Warum das so ist, lässt sich einfach erklären. Anders als bei Castorf, Pollesch oder Mitchell, die als Vorbild gedient haben könnten, treten bei Garbaczewski die Filmbilder in keinen Dialog mit den Schauspielern, die diese Filmbilder live produzieren. Die sechs Darsteller sind ja komplett von der Bühne verbannt und agieren, von zwei Kurzauftritten abgesehen, ausnahmslos außerhalb des Blickfelds der Zuschauer. Der Theaterraum wird zum Vorführraum, die Dreharbeiten finden anderswo statt, überwiegend in einem abgeschlossenen Raum hinter den Sitzreihen. Und dass dort, in diesem von einem Krankenbett beherrschten Setting, auch Szenen entstehen, die auf der Leinwand eine Faszinationskraft entwickeln, sei nicht unterschlagen. Vom rasanten Video-Clip bis zum majestätischen Hollywoodkino, vom ambitionierten Kunstfilm bis zum psychedelischen Farbentrip haben die Elektrokünstler allerhand zu bieten – meistens aber eben ohne Sinn und Verstand, bis ins Finale.

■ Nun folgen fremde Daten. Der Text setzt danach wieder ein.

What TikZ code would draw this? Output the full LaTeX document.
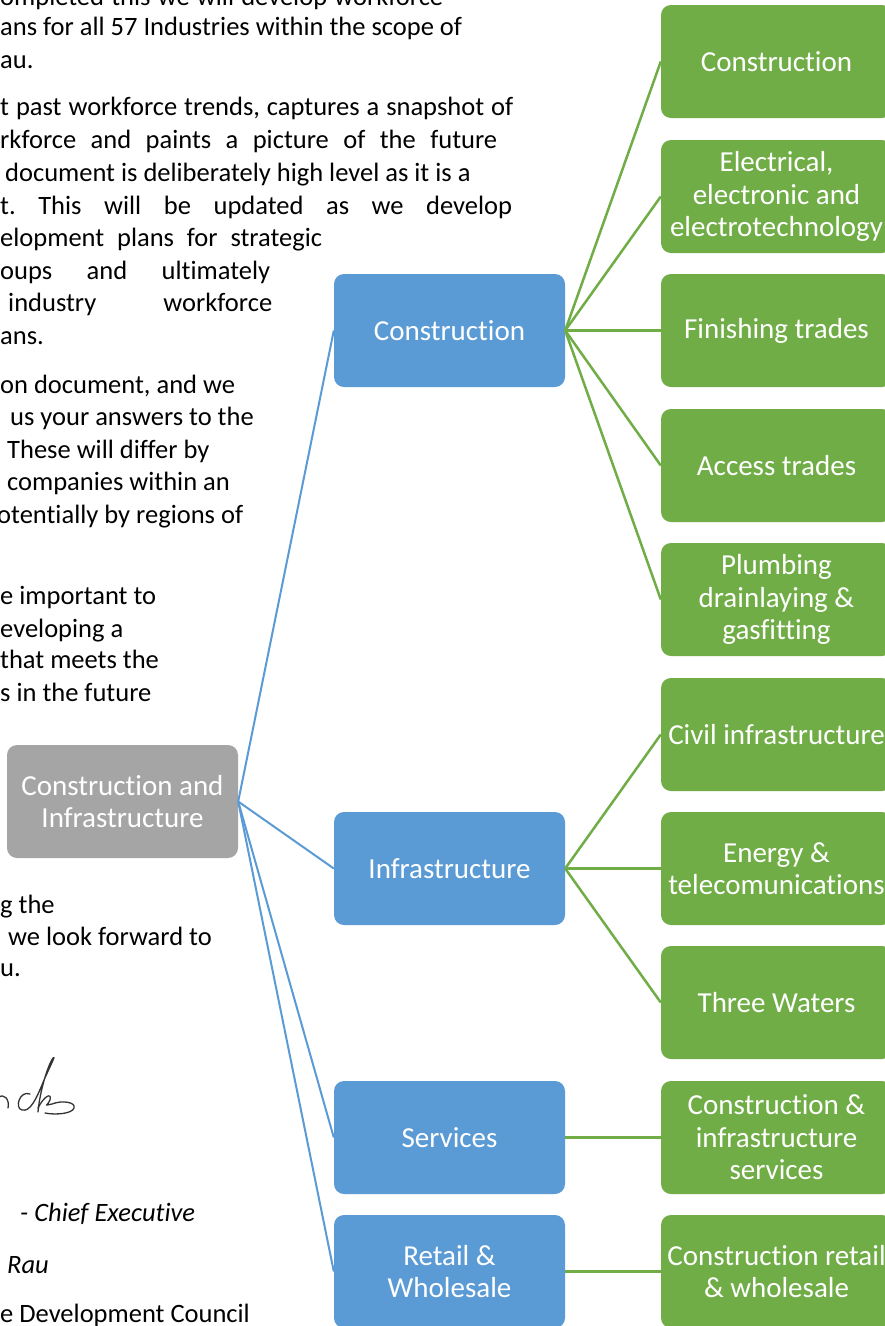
\documentclass[tikz,border=0pt]{standalone}
\usepackage{fontspec}
\setmainfont{Carlito}[Ligatures=NoCommon]
\frenchspacing
\definecolor{cblue}{HTML}{5B9BD5}
\definecolor{cgreen}{HTML}{70AD47}
\definecolor{cgrey}{HTML}{A5A5A5}
\newcommand\boxfont{\fontsize{29}{32.5}\selectfont}
\newcommand\bodyfont{\fontsize{26.5}{33}\selectfont}
\newcommand\jline[2]{\makebox[#1][s]{#2}}
\begin{document}
\begin{tikzpicture}[x=1pt,y=-1pt,
  box/.style={rounded corners=10pt, minimum width=231pt, minimum height=113pt, text=white, font=\boxfont, align=center, inner sep=0pt},
  bluebox/.style={box, fill=cblue},
  greenbox/.style={box, fill=cgreen},
  greybox/.style={box, fill=cgrey},
  bline/.style={draw=cblue, line width=2pt},
  gline/.style={draw=cgreen, line width=2.5pt},
  body/.style={anchor=mid west, inner sep=0pt, font=\bodyfont\frenchspacing},
  sig/.style={draw=black!80, line width=1.3pt, line cap=round, line join=round}
]
\useasboundingbox (0,0) rectangle (885,1326);
\clip (0,0) rectangle (885,1326);
\fill[white] (0,0) rectangle (885,1326);

% body text (cropped page)
\node[body] (t1) at (0,3) {\jline{443pt}{ompleted this we will develop workforce}};
\node[body] (t2) at (0,33) {ans for all 57 Industries within the scope of};
\node[body] (t3) at (0,66) {au.};
\node[body] (t4) at (0,113) {\jline{513pt}{t past workforce trends, captures a snapshot of}};
\node[body] (t5) at (0,146) {\jline{497pt}{rkforce and paints a picture of the future}};
\node[body] (t6) at (5,179) {document is deliberately high level as it is a};
\node[body] (t7) at (0,212) {\jline{512pt}{t. This will be updated as we develop}};
\node[body] (t8) at (0,244) {\jline{322pt}{elopment plans for strategic}};
\node[body] (t9) at (0,277) {\jline{270pt}{oups and ultimately}};
\node[body] (t10) at (8,309) {\jline{264pt}{industry workforce}};
\node[body] (t11) at (0,342) {ans.};
\node[body] (t12) at (0,391) {on document, and we};
\node[body] (t13) at (10,423) {us your answers to the};
\node[body] (t14) at (7,456) {These will differ by};
\node[body] (t15) at (7,488) {companies within an};
\node[body] (t16) at (-3,521) {otentially by regions of};
\node[body] (t17) at (0,602) {e important to};
\node[body] (t18) at (0,635) {eveloping a};
\node[body] (t19) at (0,666) {that meets the};
\node[body] (t20) at (0,699) {s in the future};
\node[body] (t21) at (0,911) {g the};
\node[body] (t22) at (8,943) {we look forward to};
\node[body] (t23) at (0,974) {u.};
\node[body] (t24) at (20,1219) {\itshape - Chief Executive};
\node[body] (t25) at (7,1271) {\itshape Rau};
\node[body] (t26) at (0,1320) {e Development Council};

% signature
\draw[sig] (-2,1098) .. controls (4,1092) and (10,1100) .. (8,1108);
\draw[sig] (30,1094) .. controls (20,1090) and (14,1108) .. (22,1110) .. controls (30,1112) and (36,1100) .. (44,1080) .. controls (52,1062) and (56,1055) .. (53,1058) .. controls (48,1065) and (40,1090) .. (38,1112);
\draw[sig] (38,1108) .. controls (44,1096) and (52,1092) .. (50,1100) .. controls (48,1106) and (42,1106) .. (52,1104) .. controls (62,1100) and (76,1102) .. (74,1108) .. controls (72,1114) and (55,1115) .. (45,1113);

% diagram nodes
\node[greybox] (root) at (122.5,801.5) {Construction and\\Infrastructure};

\node[bluebox] (b1) at (449.5,330.5) {Construction};
\node[bluebox] (b2) at (449.5,868.5) {Infrastructure};
\node[bluebox] (b3) at (449.5,1137.5) {Services};
\node[bluebox] (b4) at (449.5,1271.5) {Retail \&\\Wholesale};

\node[greenbox] (g1) at (776.5,61.5) {Construction};
\node[greenbox] (g2) at (776.5,196.5) {Electrical,\\electronic and\\electrotechnology};
\node[greenbox] (g3) at (776.5,330.5) {Finishing trades};
\node[greenbox] (g4) at (776.5,465.5) {Access trades};
\node[greenbox] (g5) at (776.5,599.5) {Plumbing\\drainlaying \&\\gasfitting};
\node[greenbox] (g6) at (776.5,734.5) {Civil infrastructure};
\node[greenbox] (g7) at (776.5,868.5) {Energy \&\\telecomunications};
\node[greenbox] (g8) at (776.5,1002.5) {Three Waters};
\node[greenbox] (g9) at (776.5,1137.5) {Construction \&\\infrastructure\\services};
\node[greenbox] (g10) at (776.5,1271.5) {Construction retail\\\& wholesale};

% connectors
\foreach \b in {b1,b2,b3,b4} \draw[bline] (root.east) -- (\b.west);
\foreach \g in {g1,g2,g3,g4,g5} \draw[gline] (b1.east) -- (\g.west);
\foreach \g in {g6,g7,g8} \draw[gline] (b2.east) -- (\g.west);
\draw[gline] (b3.east) -- (g9.west);
\draw[gline] (b4.east) -- (g10.west);
\end{tikzpicture}
\end{document}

Am Ende des „Caligula“ liegt das Stückpersonal hingemetzelt in den Weiten des Probenzentrums. Bühnenarbeiter stopfen die Toten in Leichensäcke. Parallel zu diesen Bildern werden im Theaterkino jetzt die Rollen- und Schauspielernamen eingeblendet. Katharina Knap, Sandra Gerling, Paul Schröder, Sebastian Röhrle, Johannes May: sie alle haben ihr Leben ausgehaucht. Und nur ein Mensch weilt noch unter uns: der Caligula der Astrid Meyerfeldt, die als Putzfrau mit Putzwagen von dannen zieht, nachdem sie Blut und Gedärme aufgewischt hat. Dieses Ende stellt Camus abermals auf den Kopf, was aber eh wurscht ist in einem Stückgemetzel, das wertvolle Ressourcen vergeudet – und dem Publikum viel Geduld abverlangt. Ein Jammer! Dabei dauert das Ganze nur achtzig Minuten.

Aufführungen: am 19. und 27. März sowie am 9. und 14. April.